◆ **Aim of the task**: Only the lines from the line containing "Give me the matplotlib source for this chart." through the line containing "label='Bq/kg Plutonium')" should be reproduced, please, with no pictures.

* * *

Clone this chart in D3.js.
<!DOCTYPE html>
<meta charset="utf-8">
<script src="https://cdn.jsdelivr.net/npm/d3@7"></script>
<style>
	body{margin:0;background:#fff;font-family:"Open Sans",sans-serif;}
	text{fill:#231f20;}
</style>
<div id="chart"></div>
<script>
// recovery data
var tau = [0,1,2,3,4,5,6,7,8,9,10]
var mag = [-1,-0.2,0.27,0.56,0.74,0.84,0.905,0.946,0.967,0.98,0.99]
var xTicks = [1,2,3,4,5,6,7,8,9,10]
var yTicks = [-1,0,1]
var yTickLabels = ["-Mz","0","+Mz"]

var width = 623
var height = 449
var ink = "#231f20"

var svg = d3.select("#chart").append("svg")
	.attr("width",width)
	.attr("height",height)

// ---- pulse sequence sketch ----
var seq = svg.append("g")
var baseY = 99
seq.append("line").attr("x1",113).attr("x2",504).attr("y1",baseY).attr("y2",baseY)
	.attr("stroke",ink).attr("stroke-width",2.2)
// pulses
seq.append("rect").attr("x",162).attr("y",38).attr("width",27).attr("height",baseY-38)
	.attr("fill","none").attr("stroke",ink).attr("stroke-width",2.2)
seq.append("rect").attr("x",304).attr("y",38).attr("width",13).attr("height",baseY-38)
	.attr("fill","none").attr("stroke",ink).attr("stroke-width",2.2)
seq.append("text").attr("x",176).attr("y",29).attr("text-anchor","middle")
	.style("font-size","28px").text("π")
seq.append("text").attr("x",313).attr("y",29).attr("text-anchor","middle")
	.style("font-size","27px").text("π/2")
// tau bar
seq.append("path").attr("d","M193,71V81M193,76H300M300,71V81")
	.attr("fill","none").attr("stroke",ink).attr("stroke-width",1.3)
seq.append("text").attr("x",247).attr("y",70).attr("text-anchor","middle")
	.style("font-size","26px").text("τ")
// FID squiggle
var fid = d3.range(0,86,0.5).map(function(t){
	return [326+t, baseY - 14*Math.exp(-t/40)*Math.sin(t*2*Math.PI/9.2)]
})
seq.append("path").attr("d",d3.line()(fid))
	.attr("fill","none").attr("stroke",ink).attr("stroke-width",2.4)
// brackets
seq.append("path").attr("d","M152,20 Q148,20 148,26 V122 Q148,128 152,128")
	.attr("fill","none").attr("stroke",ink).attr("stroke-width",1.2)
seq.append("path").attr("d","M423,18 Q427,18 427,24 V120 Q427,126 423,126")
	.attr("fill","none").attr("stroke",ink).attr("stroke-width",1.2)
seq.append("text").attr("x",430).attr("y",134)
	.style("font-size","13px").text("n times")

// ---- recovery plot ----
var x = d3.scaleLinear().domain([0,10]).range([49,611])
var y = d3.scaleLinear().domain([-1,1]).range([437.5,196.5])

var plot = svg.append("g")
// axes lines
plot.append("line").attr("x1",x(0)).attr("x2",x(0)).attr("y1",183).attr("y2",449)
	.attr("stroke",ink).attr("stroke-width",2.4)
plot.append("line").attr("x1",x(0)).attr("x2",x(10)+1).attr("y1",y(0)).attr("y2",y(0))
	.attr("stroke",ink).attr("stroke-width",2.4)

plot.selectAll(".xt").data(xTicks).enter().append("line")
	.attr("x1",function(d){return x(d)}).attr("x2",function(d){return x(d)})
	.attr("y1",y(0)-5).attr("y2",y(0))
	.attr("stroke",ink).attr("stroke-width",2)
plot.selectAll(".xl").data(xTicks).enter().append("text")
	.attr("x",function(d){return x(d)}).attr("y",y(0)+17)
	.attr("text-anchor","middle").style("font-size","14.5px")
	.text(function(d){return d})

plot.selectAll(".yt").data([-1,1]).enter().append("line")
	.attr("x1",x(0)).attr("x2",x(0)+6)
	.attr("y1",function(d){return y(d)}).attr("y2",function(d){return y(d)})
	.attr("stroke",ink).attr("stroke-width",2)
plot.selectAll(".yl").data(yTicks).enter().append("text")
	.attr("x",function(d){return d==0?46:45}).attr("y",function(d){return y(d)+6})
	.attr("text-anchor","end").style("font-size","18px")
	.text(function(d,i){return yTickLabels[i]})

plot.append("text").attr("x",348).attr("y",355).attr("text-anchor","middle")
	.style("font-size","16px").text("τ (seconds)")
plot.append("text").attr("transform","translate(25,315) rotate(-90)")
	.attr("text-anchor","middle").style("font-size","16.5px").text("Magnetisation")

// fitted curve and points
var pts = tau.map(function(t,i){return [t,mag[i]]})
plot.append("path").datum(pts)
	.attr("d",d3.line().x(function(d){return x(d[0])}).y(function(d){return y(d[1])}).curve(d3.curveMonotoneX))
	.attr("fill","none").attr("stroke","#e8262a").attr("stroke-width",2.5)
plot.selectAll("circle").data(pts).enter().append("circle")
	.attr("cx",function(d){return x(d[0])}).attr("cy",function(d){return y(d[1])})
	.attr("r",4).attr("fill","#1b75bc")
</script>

* * *

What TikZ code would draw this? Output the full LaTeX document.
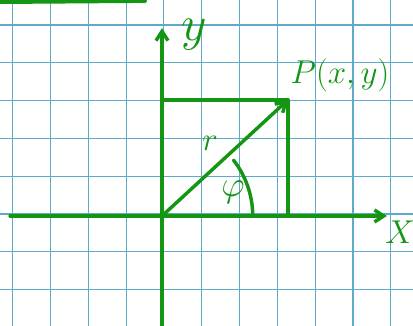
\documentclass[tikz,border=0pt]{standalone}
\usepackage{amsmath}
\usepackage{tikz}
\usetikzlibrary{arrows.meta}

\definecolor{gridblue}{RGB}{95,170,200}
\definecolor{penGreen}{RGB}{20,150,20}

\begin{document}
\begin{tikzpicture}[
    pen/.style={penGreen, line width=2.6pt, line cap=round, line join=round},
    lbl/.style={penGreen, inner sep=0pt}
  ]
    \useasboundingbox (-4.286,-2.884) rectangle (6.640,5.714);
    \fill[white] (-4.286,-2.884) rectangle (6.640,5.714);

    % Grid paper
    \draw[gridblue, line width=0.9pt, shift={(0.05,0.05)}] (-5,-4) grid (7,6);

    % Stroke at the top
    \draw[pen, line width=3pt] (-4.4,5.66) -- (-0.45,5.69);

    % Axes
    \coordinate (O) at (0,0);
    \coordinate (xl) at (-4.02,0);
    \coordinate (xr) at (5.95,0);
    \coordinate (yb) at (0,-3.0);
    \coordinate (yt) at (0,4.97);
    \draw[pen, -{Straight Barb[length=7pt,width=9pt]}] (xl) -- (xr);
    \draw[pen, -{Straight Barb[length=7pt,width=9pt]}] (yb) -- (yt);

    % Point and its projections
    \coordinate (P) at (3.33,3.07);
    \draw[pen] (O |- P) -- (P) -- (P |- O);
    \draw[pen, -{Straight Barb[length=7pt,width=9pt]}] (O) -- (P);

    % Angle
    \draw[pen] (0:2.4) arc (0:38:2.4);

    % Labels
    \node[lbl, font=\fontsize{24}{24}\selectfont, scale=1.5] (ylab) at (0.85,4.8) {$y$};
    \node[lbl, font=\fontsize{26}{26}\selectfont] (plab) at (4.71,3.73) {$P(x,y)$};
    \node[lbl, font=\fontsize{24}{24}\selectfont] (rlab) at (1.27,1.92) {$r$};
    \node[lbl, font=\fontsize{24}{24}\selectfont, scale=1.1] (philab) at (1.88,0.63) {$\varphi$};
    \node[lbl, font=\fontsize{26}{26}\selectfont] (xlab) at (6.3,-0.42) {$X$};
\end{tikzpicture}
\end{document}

* * *

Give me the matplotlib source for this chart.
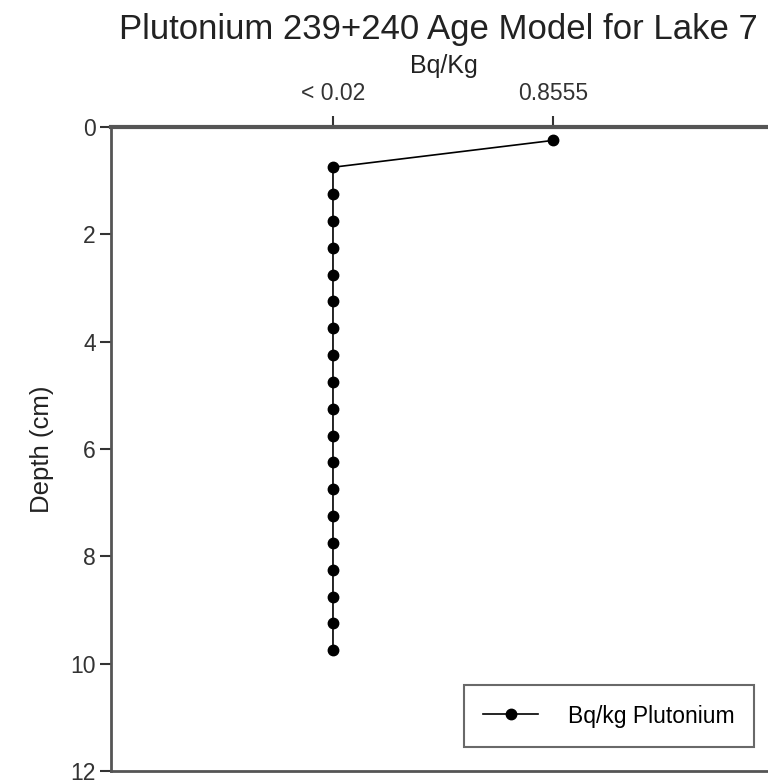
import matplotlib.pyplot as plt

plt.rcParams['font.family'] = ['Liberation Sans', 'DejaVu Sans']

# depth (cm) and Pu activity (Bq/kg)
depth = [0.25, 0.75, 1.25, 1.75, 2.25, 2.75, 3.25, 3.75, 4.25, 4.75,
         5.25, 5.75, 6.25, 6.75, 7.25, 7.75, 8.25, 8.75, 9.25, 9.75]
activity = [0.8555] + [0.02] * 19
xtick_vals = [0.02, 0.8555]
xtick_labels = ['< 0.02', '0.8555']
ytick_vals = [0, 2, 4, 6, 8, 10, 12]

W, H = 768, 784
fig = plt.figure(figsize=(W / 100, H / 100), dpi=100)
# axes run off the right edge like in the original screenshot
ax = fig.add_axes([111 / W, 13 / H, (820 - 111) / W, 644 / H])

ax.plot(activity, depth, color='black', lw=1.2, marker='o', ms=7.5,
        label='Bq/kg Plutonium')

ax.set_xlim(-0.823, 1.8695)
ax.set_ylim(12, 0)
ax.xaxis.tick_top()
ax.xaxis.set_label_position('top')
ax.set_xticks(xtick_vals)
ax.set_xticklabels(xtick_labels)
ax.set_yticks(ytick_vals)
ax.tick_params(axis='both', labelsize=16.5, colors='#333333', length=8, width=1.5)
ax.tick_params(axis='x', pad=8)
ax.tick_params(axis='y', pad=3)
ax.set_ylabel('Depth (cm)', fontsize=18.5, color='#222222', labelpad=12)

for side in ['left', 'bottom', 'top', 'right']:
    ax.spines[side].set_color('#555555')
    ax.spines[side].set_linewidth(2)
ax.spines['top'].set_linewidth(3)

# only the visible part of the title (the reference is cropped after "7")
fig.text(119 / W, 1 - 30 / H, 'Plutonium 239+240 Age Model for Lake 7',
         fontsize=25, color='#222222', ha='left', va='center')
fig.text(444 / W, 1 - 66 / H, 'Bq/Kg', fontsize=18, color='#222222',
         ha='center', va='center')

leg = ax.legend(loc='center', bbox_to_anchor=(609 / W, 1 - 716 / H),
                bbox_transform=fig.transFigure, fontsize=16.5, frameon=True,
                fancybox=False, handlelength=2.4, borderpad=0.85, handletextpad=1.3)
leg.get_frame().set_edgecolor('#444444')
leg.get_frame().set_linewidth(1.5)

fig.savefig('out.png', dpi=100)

* * *

◆ **The reply**:
Give me the matplotlib source for this chart.
import matplotlib.pyplot as plt

plt.rcParams['font.family'] = ['Liberation Sans', 'DejaVu Sans']

# depth (cm) and Pu activity (Bq/kg)
depth = [0.25, 0.75, 1.25, 1.75, 2.25, 2.75, 3.25, 3.75, 4.25, 4.75,
         5.25, 5.75, 6.25, 6.75, 7.25, 7.75, 8.25, 8.75, 9.25, 9.75]
activity = [0.8555] + [0.02] * 19
xtick_vals = [0.02, 0.8555]
xtick_labels = ['< 0.02', '0.8555']
ytick_vals = [0, 2, 4, 6, 8, 10, 12]

W, H = 768, 784
fig = plt.figure(figsize=(W / 100, H / 100), dpi=100)
# axes run off the right edge like in the original screenshot
ax = fig.add_axes([111 / W, 13 / H, (820 - 111) / W, 644 / H])

ax.plot(activity, depth, color='black', lw=1.2, marker='o', ms=7.5,
        label='Bq/kg Plutonium')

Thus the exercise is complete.